Print each line exactly as it is given.

────────────────

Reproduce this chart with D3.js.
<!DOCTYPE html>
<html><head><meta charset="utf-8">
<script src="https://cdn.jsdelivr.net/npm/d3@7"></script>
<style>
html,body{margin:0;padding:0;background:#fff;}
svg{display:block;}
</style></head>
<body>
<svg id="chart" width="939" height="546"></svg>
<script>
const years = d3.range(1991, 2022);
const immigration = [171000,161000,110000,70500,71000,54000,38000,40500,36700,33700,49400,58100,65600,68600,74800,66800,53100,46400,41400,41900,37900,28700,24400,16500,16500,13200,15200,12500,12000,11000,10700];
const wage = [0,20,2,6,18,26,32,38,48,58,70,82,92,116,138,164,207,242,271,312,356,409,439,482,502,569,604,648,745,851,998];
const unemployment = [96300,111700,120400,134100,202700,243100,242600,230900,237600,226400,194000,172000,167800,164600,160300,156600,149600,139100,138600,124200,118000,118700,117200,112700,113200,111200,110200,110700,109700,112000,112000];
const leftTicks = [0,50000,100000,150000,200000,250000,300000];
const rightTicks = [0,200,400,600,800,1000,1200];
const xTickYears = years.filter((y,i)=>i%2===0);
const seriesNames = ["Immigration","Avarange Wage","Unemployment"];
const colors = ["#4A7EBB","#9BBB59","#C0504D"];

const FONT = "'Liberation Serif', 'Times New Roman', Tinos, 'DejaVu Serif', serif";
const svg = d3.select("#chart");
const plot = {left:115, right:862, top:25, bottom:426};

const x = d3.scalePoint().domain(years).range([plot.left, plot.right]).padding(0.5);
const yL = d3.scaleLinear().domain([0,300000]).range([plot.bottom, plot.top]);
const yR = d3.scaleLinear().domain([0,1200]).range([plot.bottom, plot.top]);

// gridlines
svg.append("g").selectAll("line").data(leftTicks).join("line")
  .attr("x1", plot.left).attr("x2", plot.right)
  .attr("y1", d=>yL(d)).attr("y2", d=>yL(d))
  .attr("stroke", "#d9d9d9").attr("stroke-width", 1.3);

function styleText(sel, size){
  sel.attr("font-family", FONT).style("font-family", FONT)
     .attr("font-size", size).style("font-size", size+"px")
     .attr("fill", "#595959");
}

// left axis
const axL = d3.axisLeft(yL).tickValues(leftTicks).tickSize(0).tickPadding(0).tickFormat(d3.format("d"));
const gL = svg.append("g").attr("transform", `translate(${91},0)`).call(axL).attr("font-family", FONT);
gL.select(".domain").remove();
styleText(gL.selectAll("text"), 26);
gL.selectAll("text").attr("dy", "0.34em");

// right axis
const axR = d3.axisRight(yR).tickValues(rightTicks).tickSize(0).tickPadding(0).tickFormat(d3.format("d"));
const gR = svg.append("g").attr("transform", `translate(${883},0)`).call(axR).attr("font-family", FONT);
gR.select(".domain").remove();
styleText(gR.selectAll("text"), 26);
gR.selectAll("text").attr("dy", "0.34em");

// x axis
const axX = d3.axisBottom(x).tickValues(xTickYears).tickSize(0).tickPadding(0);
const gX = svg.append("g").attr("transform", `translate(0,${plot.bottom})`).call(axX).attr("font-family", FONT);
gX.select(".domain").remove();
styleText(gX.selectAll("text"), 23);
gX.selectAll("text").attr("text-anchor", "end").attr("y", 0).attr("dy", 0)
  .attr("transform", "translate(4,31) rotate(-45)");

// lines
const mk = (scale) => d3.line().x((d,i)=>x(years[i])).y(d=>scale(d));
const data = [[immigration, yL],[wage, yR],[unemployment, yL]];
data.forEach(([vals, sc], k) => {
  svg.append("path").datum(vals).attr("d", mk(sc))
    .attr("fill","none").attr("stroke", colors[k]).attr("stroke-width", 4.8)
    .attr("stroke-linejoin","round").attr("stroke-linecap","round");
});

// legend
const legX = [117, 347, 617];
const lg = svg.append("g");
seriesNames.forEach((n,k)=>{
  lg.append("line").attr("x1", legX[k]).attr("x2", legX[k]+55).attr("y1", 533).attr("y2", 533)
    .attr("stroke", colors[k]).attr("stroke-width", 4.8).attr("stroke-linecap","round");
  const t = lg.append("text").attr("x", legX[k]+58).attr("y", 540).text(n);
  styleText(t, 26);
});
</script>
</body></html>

────────────────

__WRITTEN SOLUTION__.
Reproduce this chart with D3.js.
<!DOCTYPE html>
<html><head><meta charset="utf-8">
<script src="https://cdn.jsdelivr.net/npm/d3@7"></script>
<style>
html,body{margin:0;padding:0;background:#fff;}
svg{display:block;}
</style></head>
<body>
<svg id="chart" width="939" height="546"></svg>
<script>
const years = d3.range(1991, 2022);
const immigration = [171000,161000,110000,70500,71000,54000,38000,40500,36700,33700,49400,58100,65600,68600,74800,66800,53100,46400,41400,41900,37900,28700,24400,16500,16500,13200,15200,12500,12000,11000,10700];
const wage = [0,20,2,6,18,26,32,38,48,58,70,82,92,116,138,164,207,242,271,312,356,409,439,482,502,569,604,648,745,851,998];
const unemployment = [96300,111700,120400,134100,202700,243100,242600,230900,237600,226400,194000,172000,167800,164600,160300,156600,149600,139100,138600,124200,118000,118700,117200,112700,113200,111200,110200,110700,109700,112000,112000];
const leftTicks = [0,50000,100000,150000,200000,250000,300000];
const rightTicks = [0,200,400,600,800,1000,1200];
const xTickYears = years.filter((y,i)=>i%2===0);
const seriesNames = ["Immigration","Avarange Wage","Unemployment"];
const colors = ["#4A7EBB","#9BBB59","#C0504D"];

const FONT = "'Liberation Serif', 'Times New Roman', Tinos, 'DejaVu Serif', serif";
const svg = d3.select("#chart");
const plot = {left:115, right:862, top:25, bottom:426};

const x = d3.scalePoint().domain(years).range([plot.left, plot.right]).padding(0.5);
const yL = d3.scaleLinear().domain([0,300000]).range([plot.bottom, plot.top]);
const yR = d3.scaleLinear().domain([0,1200]).range([plot.bottom, plot.top]);

// gridlines
svg.append("g").selectAll("line").data(leftTicks).join("line")
  .attr("x1", plot.left).attr("x2", plot.right)
  .attr("y1", d=>yL(d)).attr("y2", d=>yL(d))
  .attr("stroke", "#d9d9d9").attr("stroke-width", 1.3);

function styleText(sel, size){
  sel.attr("font-family", FONT).style("font-family", FONT)
     .attr("font-size", size).style("font-size", size+"px")
     .attr("fill", "#595959");
}

// left axis
const axL = d3.axisLeft(yL).tickValues(leftTicks).tickSize(0).tickPadding(0).tickFormat(d3.format("d"));
const gL = svg.append("g").attr("transform", `translate(${91},0)`).call(axL).attr("font-family", FONT);
gL.select(".domain").remove();
styleText(gL.selectAll("text"), 26);
gL.selectAll("text").attr("dy", "0.34em");

// right axis
const axR = d3.axisRight(yR).tickValues(rightTicks).tickSize(0).tickPadding(0).tickFormat(d3.format("d"));
const gR = svg.append("g").attr("transform", `translate(${883},0)`).call(axR).attr("font-family", FONT);
gR.select(".domain").remove();
styleText(gR.selectAll("text"), 26);
gR.selectAll("text").attr("dy", "0.34em");

// x axis
const axX = d3.axisBottom(x).tickValues(xTickYears).tickSize(0).tickPadding(0);
const gX = svg.append("g").attr("transform", `translate(0,${plot.bottom})`).call(axX).attr("font-family", FONT);
gX.select(".domain").remove();
styleText(gX.selectAll("text"), 23);
gX.selectAll("text").attr("text-anchor", "end").attr("y", 0).attr("dy", 0)
  .attr("transform", "translate(4,31) rotate(-45)");

// lines
const mk = (scale) => d3.line().x((d,i)=>x(years[i])).y(d=>scale(d));
const data = [[immigration, yL],[wage, yR],[unemployment, yL]];
data.forEach(([vals, sc], k) => {
  svg.append("path").datum(vals).attr("d", mk(sc))
    .attr("fill","none").attr("stroke", colors[k]).attr("stroke-width", 4.8)
    .attr("stroke-linejoin","round").attr("stroke-linecap","round");
});

// legend
const legX = [117, 347, 617];
const lg = svg.append("g");
seriesNames.forEach((n,k)=>{
  lg.append("line").attr("x1", legX[k]).attr("x2", legX[k]+55).attr("y1", 533).attr("y2", 533)
    .attr("stroke", colors[k]).attr("stroke-width", 4.8).attr("stroke-linecap","round");
  const t = lg.append("text").attr("x", legX[k]+58).attr("y", 540).text(n);
  styleText(t, 26);
});
</script>
</body></html>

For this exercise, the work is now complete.